Dataset excerpt
:::::

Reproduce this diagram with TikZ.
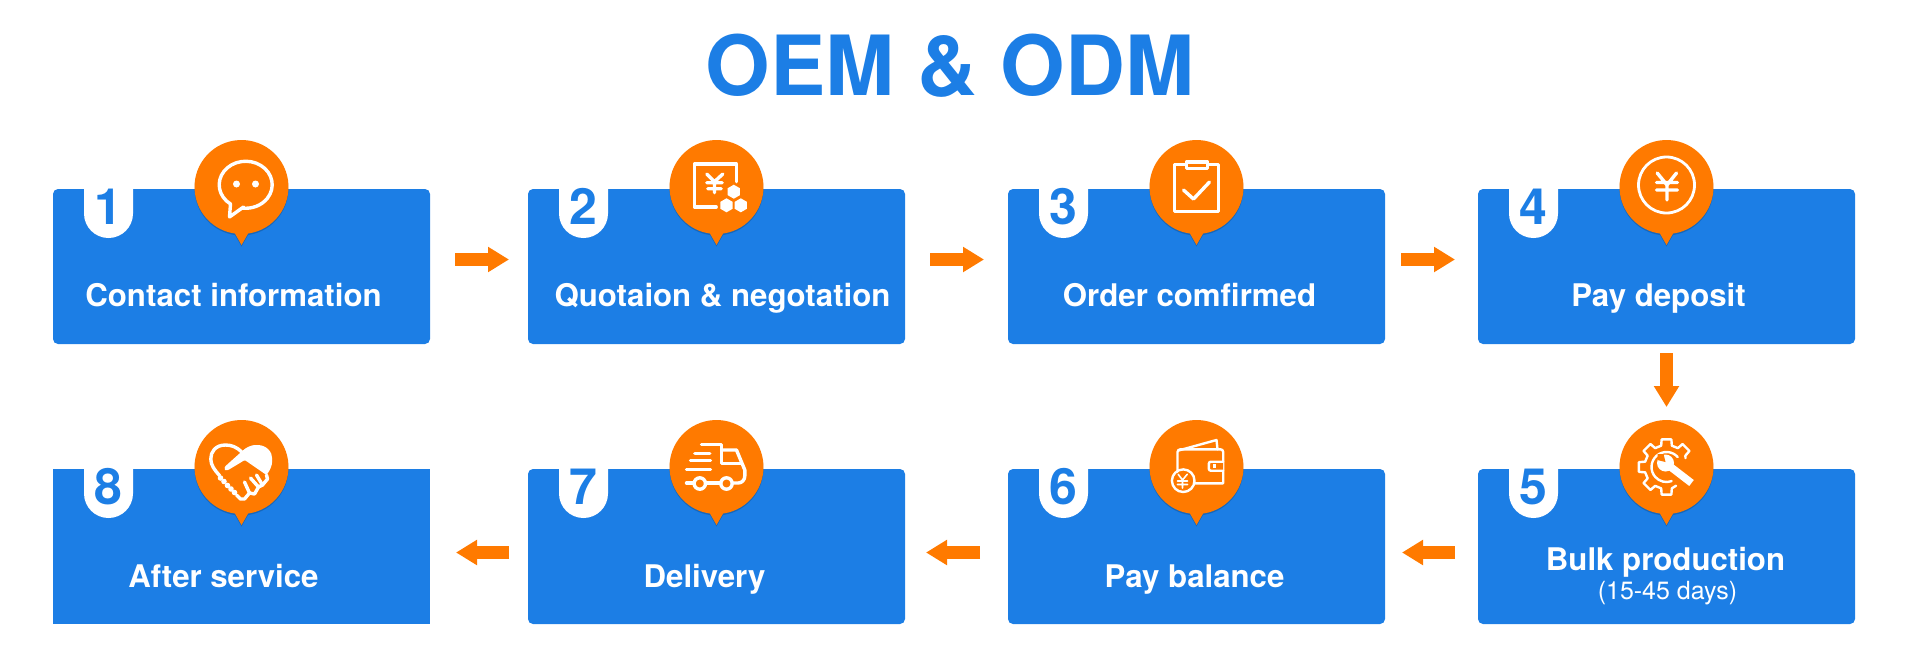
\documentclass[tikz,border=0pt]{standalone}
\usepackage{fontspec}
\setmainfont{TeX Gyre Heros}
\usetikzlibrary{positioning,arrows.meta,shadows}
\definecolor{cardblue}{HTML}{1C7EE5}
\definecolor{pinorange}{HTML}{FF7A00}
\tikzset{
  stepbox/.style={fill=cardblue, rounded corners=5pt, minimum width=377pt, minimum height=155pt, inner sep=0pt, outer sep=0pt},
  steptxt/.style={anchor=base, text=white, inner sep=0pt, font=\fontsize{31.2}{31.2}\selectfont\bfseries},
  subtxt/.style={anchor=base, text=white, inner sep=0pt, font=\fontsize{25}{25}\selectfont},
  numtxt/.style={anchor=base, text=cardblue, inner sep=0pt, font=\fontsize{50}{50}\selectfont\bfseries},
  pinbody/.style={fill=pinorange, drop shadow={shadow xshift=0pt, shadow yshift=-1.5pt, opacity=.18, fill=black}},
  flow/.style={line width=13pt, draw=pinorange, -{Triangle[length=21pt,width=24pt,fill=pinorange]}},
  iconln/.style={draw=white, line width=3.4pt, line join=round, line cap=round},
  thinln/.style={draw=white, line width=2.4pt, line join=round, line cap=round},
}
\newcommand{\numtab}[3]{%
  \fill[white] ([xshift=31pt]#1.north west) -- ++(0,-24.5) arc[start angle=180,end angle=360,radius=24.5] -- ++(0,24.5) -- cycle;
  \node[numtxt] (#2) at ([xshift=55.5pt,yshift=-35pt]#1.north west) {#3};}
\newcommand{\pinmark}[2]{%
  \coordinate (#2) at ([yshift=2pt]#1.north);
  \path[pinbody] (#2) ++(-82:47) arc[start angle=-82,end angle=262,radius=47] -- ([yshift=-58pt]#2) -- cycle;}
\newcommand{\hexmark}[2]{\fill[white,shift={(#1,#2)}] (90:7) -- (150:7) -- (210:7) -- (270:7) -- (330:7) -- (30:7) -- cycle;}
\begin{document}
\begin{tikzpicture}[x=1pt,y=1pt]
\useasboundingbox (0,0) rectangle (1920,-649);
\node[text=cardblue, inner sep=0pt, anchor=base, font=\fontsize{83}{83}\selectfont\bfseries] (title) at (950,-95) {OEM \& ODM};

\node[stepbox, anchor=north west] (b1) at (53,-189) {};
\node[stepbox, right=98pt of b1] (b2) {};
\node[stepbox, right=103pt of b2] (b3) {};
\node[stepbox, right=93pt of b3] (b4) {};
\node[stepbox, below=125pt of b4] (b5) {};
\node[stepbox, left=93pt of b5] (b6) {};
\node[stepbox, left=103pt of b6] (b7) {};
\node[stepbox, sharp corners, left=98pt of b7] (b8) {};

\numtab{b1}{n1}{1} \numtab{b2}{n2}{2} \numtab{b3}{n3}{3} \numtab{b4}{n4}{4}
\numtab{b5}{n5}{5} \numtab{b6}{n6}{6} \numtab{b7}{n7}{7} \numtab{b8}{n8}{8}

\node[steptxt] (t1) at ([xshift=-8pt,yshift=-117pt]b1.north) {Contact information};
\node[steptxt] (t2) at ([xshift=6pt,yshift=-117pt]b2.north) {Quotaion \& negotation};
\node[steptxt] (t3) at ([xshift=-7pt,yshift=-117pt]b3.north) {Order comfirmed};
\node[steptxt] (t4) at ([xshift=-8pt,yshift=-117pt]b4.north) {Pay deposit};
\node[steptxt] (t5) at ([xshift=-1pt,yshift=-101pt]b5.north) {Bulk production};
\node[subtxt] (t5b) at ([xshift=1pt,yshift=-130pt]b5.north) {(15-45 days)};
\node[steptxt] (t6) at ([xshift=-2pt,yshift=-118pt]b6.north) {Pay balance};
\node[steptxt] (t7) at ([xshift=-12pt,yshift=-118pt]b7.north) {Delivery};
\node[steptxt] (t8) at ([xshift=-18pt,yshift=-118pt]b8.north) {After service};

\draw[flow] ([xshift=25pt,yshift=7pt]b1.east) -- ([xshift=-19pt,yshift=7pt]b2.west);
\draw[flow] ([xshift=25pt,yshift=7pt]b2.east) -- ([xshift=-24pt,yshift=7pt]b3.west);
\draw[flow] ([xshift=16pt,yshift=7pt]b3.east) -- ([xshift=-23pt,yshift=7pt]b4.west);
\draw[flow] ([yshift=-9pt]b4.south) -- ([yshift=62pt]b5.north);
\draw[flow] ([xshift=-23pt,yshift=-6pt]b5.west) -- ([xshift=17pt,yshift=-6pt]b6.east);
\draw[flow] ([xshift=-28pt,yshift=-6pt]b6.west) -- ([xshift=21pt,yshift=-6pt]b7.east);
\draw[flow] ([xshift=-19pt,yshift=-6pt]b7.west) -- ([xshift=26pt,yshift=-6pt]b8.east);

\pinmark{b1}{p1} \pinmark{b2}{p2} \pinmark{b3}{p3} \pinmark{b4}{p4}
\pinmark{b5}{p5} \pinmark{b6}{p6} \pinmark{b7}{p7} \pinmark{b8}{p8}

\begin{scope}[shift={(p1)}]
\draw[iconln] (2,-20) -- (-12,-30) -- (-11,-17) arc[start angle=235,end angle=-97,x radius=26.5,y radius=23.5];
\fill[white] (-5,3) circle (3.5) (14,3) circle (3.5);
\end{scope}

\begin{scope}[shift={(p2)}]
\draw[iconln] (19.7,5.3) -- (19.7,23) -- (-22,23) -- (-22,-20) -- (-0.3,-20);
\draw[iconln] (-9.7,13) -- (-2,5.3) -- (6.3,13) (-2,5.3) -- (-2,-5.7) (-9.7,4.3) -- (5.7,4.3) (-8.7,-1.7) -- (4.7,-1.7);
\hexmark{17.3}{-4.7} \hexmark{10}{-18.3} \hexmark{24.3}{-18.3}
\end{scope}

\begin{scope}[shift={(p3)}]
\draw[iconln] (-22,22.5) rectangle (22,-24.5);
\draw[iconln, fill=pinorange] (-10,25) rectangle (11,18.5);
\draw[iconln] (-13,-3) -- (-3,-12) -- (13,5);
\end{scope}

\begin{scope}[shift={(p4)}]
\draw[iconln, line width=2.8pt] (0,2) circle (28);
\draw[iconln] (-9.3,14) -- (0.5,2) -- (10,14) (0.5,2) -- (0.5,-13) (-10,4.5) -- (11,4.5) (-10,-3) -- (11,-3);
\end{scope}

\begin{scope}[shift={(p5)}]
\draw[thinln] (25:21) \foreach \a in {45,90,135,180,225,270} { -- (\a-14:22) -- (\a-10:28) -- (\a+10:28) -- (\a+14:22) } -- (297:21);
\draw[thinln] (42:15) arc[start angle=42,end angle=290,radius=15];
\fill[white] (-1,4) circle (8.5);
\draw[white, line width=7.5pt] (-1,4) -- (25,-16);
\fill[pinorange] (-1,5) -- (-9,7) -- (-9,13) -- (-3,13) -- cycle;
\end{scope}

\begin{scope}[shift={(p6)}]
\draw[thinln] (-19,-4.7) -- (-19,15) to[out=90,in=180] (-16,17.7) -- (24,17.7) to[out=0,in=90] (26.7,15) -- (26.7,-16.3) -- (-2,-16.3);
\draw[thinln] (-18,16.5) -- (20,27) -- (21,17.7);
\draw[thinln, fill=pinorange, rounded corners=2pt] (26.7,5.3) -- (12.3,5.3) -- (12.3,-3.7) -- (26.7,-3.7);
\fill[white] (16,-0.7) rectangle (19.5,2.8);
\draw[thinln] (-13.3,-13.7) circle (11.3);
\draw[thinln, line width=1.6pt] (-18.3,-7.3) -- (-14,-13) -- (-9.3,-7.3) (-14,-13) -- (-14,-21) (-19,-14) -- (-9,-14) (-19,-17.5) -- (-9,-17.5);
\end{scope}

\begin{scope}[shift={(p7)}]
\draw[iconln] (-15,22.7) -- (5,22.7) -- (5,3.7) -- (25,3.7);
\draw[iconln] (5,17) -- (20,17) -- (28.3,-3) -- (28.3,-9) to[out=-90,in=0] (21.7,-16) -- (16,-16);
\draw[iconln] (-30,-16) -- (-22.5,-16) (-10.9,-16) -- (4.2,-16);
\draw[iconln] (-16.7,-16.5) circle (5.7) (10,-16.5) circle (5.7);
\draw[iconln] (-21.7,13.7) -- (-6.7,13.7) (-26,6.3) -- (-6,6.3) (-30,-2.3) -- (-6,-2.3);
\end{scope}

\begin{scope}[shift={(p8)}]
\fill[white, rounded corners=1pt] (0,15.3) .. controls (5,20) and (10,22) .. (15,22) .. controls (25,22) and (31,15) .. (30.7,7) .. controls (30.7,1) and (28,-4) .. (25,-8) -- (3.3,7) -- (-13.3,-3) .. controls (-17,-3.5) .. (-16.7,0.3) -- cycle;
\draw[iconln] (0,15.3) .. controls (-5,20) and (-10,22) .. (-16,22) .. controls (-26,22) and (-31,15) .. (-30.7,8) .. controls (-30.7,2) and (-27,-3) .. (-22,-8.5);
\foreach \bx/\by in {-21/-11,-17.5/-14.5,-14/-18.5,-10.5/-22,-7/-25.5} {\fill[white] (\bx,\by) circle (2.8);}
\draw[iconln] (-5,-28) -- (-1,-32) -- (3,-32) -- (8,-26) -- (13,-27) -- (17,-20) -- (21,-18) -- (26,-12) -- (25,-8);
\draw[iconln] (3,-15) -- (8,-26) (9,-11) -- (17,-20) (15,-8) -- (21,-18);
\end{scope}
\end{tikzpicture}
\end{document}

:::::

Requirements
Restate each line from the start of the listing through the line bearing "(title) at (950,-95)" word for word. Drop the pictures.

Solution below
Reproduce this diagram with TikZ.
\documentclass[tikz,border=0pt]{standalone}
\usepackage{fontspec}
\setmainfont{TeX Gyre Heros}
\usetikzlibrary{positioning,arrows.meta,shadows}
\definecolor{cardblue}{HTML}{1C7EE5}
\definecolor{pinorange}{HTML}{FF7A00}
\tikzset{
  stepbox/.style={fill=cardblue, rounded corners=5pt, minimum width=377pt, minimum height=155pt, inner sep=0pt, outer sep=0pt},
  steptxt/.style={anchor=base, text=white, inner sep=0pt, font=\fontsize{31.2}{31.2}\selectfont\bfseries},
  subtxt/.style={anchor=base, text=white, inner sep=0pt, font=\fontsize{25}{25}\selectfont},
  numtxt/.style={anchor=base, text=cardblue, inner sep=0pt, font=\fontsize{50}{50}\selectfont\bfseries},
  pinbody/.style={fill=pinorange, drop shadow={shadow xshift=0pt, shadow yshift=-1.5pt, opacity=.18, fill=black}},
  flow/.style={line width=13pt, draw=pinorange, -{Triangle[length=21pt,width=24pt,fill=pinorange]}},
  iconln/.style={draw=white, line width=3.4pt, line join=round, line cap=round},
  thinln/.style={draw=white, line width=2.4pt, line join=round, line cap=round},
}
\newcommand{\numtab}[3]{%
  \fill[white] ([xshift=31pt]#1.north west) -- ++(0,-24.5) arc[start angle=180,end angle=360,radius=24.5] -- ++(0,24.5) -- cycle;
  \node[numtxt] (#2) at ([xshift=55.5pt,yshift=-35pt]#1.north west) {#3};}
\newcommand{\pinmark}[2]{%
  \coordinate (#2) at ([yshift=2pt]#1.north);
  \path[pinbody] (#2) ++(-82:47) arc[start angle=-82,end angle=262,radius=47] -- ([yshift=-58pt]#2) -- cycle;}
\newcommand{\hexmark}[2]{\fill[white,shift={(#1,#2)}] (90:7) -- (150:7) -- (210:7) -- (270:7) -- (330:7) -- (30:7) -- cycle;}
\begin{document}
\begin{tikzpicture}[x=1pt,y=1pt]
\useasboundingbox (0,0) rectangle (1920,-649);
\node[text=cardblue, inner sep=0pt, anchor=base, font=\fontsize{83}{83}\selectfont\bfseries] (title) at (950,-95) {OEM \& ODM};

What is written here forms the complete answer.